-- Goal --
Restate the data below word for word. Skip any images it contains.

-- Given material --
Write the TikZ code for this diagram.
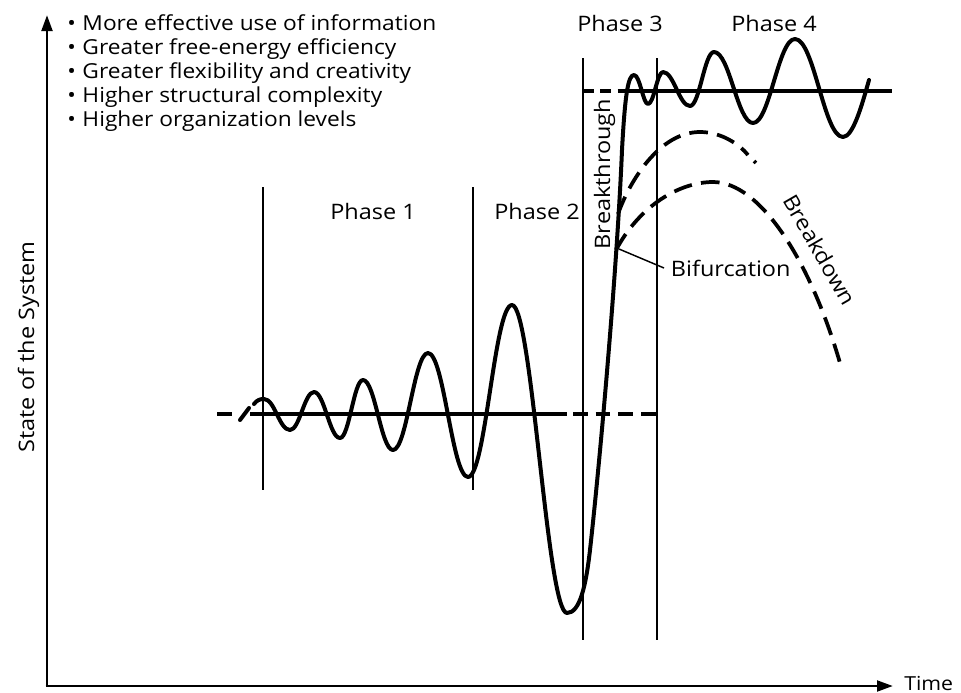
\documentclass[tikz,border=0pt]{standalone}
\usepackage{fontspec}
\setmainfont{Open Sans}[FakeStretch=1.1]
\usetikzlibrary{arrows.meta}
\begin{document}
\begin{tikzpicture}[x=0.75pt,y=-0.75pt,
  axis/.style={line width=2.2pt,-{Triangle[length=12pt,width=8pt]}},
  phaseline/.style={line width=1.1pt},
  wave/.style={line width=3pt,line cap=round,line join=round},
  level/.style={line width=2.6pt},
  branch/.style={line width=2.8pt,dash pattern=on 14pt off 7pt},
  lbl/.style={font=\fontsize{16}{19}\selectfont,inner sep=0pt},
  item/.style={font=\fontsize{15.5}{18}\selectfont,inner sep=0pt,anchor=base west},
]
\useasboundingbox (0,0) rectangle (961,693);

% axes
\coordinate (origin) at (47,686);
\coordinate (ytip) at (47,15);
\coordinate (xtip) at (893,686);
\draw[axis] ([yshift=1]origin) -- (ytip);
\draw[axis] ([xshift=-1]origin) -- (xtip);
\node[lbl,font=\fontsize{14.5}{17}\selectfont,anchor=base west] (time) at (904,690) {Time};
\node[lbl,rotate=90,anchor=base] (state) at (34,347) {State of the System};

% list of properties
\node[item] (b1) at (67,30) {\textbullet\hspace{5pt}More effective use of information};
\node[item] (b2) at (67,54) {\textbullet\hspace{5pt}Greater free-energy efficiency};
\node[item] (b3) at (67,78) {\textbullet\hspace{5pt}Greater flexibility and creativity};
\node[item] (b4) at (67,102) {\textbullet\hspace{5pt}Higher structural complexity};
\node[item] (b5) at (67,126) {\textbullet\hspace{5pt}Higher organization levels};

% phase boundaries
\draw[phaseline] (263,187) -- (263,490);
\draw[phaseline] (473,187) -- (473,490);
\draw[phaseline] (583,58) -- (583,640);
\draw[phaseline] (657,58) -- (657,640);

% phase labels
\node[lbl,anchor=base] (p1) at (373,219) {Phase 1};
\node[lbl,anchor=base] (p2) at (537,219) {Phase 2};
\node[lbl,anchor=base] (p3) at (620,31) {Phase 3};
\node[lbl,anchor=base] (p4) at (774,31) {Phase 4};

% reference levels
\draw[level] (217,414) -- (232,414);
\draw[level] (250,414) -- (567,414);
\draw[level,dash pattern=on 11pt off 6pt] (573,414) -- (657,414);
\draw[level,dash pattern=on 8pt off 5pt] (583,91) -- (620,91);
\draw[level] (620,91) -- (892,91);

% fluctuations of the system
\draw[wave] (240,420) -- (249,408);
\draw[wave] (254,404) .. controls (257,400) and (260,399) .. (264,399)
 .. controls (274.8,399) and (279.2,430) .. (290,430)
 .. controls (299.6,430) and (304.4,392) .. (314,392)
 .. controls (324.4,392) and (329.6,438) .. (340,438)
 .. controls (349.2,438) and (353.8,380) .. (363,380)
 .. controls (375,380) and (381,450) .. (393,450)
 .. controls (407,450) and (414,353) .. (428,353)
 .. controls (444,353) and (452,477) .. (468,477)
 .. controls (485.6,477) and (494.4,305) .. (512,305)
 .. controls (532,305) and (547,613) .. (567,613)
 .. controls (580,613) and (586,585) .. (590,550)
 .. controls (600,460) and (617,270) .. (622,150)
 .. controls (625,95) and (628,75) .. (634,75)
 .. controls (640,75) and (643,104) .. (648,104)
 .. controls (654,104) and (657,72) .. (663,72)
 .. controls (673.8,72) and (679.2,106) .. (690,106)
 .. controls (699.6,106) and (704.4,52) .. (714,52)
 .. controls (729.6,52) and (737.4,123) .. (753,123)
 .. controls (769.8,123) and (778.2,39) .. (795,39)
 .. controls (814.2,39) and (823.8,137) .. (843,137)
 .. controls (853,137) and (862,105) .. (869,80);

% alternative paths after the bifurcation
\coordinate (upstart) at (618,214);
\coordinate (lowstart) at (616,250);
\draw[branch] (upstart) .. controls (630,180) and (660,132) .. (700,132)
  .. controls (722,132) and (740,145) .. (748,155);
\draw[branch,dash pattern=on 2pt off 2pt] (754,161) -- (756,163);
\draw[branch] (lowstart) .. controls (640,205) and (680,182) .. (713,182)
  .. controls (760,182) and (810,260) .. (840,363);

% labels
\coordinate (bif) at (619,249);
\node[lbl,anchor=west,inner xsep=5pt] (bifurc) at (664,268) {Bifurcation};
\draw[line width=1.1pt] (bif) -- (bifurc.west);
\node[lbl,rotate=90,anchor=base] (brk) at (610,174) {Breakthrough};
\node[lbl,rotate=-60] (bdn) at (820,250) {Breakdown};
\end{tikzpicture}
\end{document}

-- Full response --
Write the TikZ code for this diagram.
\documentclass[tikz,border=0pt]{standalone}
\usepackage{fontspec}
\setmainfont{Open Sans}[FakeStretch=1.1]
\usetikzlibrary{arrows.meta}
\begin{document}
\begin{tikzpicture}[x=0.75pt,y=-0.75pt,
  axis/.style={line width=2.2pt,-{Triangle[length=12pt,width=8pt]}},
  phaseline/.style={line width=1.1pt},
  wave/.style={line width=3pt,line cap=round,line join=round},
  level/.style={line width=2.6pt},
  branch/.style={line width=2.8pt,dash pattern=on 14pt off 7pt},
  lbl/.style={font=\fontsize{16}{19}\selectfont,inner sep=0pt},
  item/.style={font=\fontsize{15.5}{18}\selectfont,inner sep=0pt,anchor=base west},
]
\useasboundingbox (0,0) rectangle (961,693);

% axes
\coordinate (origin) at (47,686);
\coordinate (ytip) at (47,15);
\coordinate (xtip) at (893,686);
\draw[axis] ([yshift=1]origin) -- (ytip);
\draw[axis] ([xshift=-1]origin) -- (xtip);
\node[lbl,font=\fontsize{14.5}{17}\selectfont,anchor=base west] (time) at (904,690) {Time};
\node[lbl,rotate=90,anchor=base] (state) at (34,347) {State of the System};

% list of properties
\node[item] (b1) at (67,30) {\textbullet\hspace{5pt}More effective use of information};
\node[item] (b2) at (67,54) {\textbullet\hspace{5pt}Greater free-energy efficiency};
\node[item] (b3) at (67,78) {\textbullet\hspace{5pt}Greater flexibility and creativity};
\node[item] (b4) at (67,102) {\textbullet\hspace{5pt}Higher structural complexity};
\node[item] (b5) at (67,126) {\textbullet\hspace{5pt}Higher organization levels};

% phase boundaries
\draw[phaseline] (263,187) -- (263,490);
\draw[phaseline] (473,187) -- (473,490);
\draw[phaseline] (583,58) -- (583,640);
\draw[phaseline] (657,58) -- (657,640);

% phase labels
\node[lbl,anchor=base] (p1) at (373,219) {Phase 1};
\node[lbl,anchor=base] (p2) at (537,219) {Phase 2};
\node[lbl,anchor=base] (p3) at (620,31) {Phase 3};
\node[lbl,anchor=base] (p4) at (774,31) {Phase 4};

% reference levels
\draw[level] (217,414) -- (232,414);
\draw[level] (250,414) -- (567,414);
\draw[level,dash pattern=on 11pt off 6pt] (573,414) -- (657,414);
\draw[level,dash pattern=on 8pt off 5pt] (583,91) -- (620,91);
\draw[level] (620,91) -- (892,91);

% fluctuations of the system
\draw[wave] (240,420) -- (249,408);
\draw[wave] (254,404) .. controls (257,400) and (260,399) .. (264,399)
 .. controls (274.8,399) and (279.2,430) .. (290,430)
 .. controls (299.6,430) and (304.4,392) .. (314,392)
 .. controls (324.4,392) and (329.6,438) .. (340,438)
 .. controls (349.2,438) and (353.8,380) .. (363,380)
 .. controls (375,380) and (381,450) .. (393,450)
 .. controls (407,450) and (414,353) .. (428,353)
 .. controls (444,353) and (452,477) .. (468,477)
 .. controls (485.6,477) and (494.4,305) .. (512,305)
 .. controls (532,305) and (547,613) .. (567,613)
 .. controls (580,613) and (586,585) .. (590,550)
 .. controls (600,460) and (617,270) .. (622,150)
 .. controls (625,95) and (628,75) .. (634,75)
 .. controls (640,75) and (643,104) .. (648,104)
 .. controls (654,104) and (657,72) .. (663,72)
 .. controls (673.8,72) and (679.2,106) .. (690,106)
 .. controls (699.6,106) and (704.4,52) .. (714,52)
 .. controls (729.6,52) and (737.4,123) .. (753,123)
 .. controls (769.8,123) and (778.2,39) .. (795,39)
 .. controls (814.2,39) and (823.8,137) .. (843,137)
 .. controls (853,137) and (862,105) .. (869,80);

% alternative paths after the bifurcation
\coordinate (upstart) at (618,214);
\coordinate (lowstart) at (616,250);
\draw[branch] (upstart) .. controls (630,180) and (660,132) .. (700,132)
  .. controls (722,132) and (740,145) .. (748,155);
\draw[branch,dash pattern=on 2pt off 2pt] (754,161) -- (756,163);
\draw[branch] (lowstart) .. controls (640,205) and (680,182) .. (713,182)
  .. controls (760,182) and (810,260) .. (840,363);

% labels
\coordinate (bif) at (619,249);
\node[lbl,anchor=west,inner xsep=5pt] (bifurc) at (664,268) {Bifurcation};
\draw[line width=1.1pt] (bif) -- (bifurc.west);
\node[lbl,rotate=90,anchor=base] (brk) at (610,174) {Breakthrough};
\node[lbl,rotate=-60] (bdn) at (820,250) {Breakdown};
\end{tikzpicture}
\end{document}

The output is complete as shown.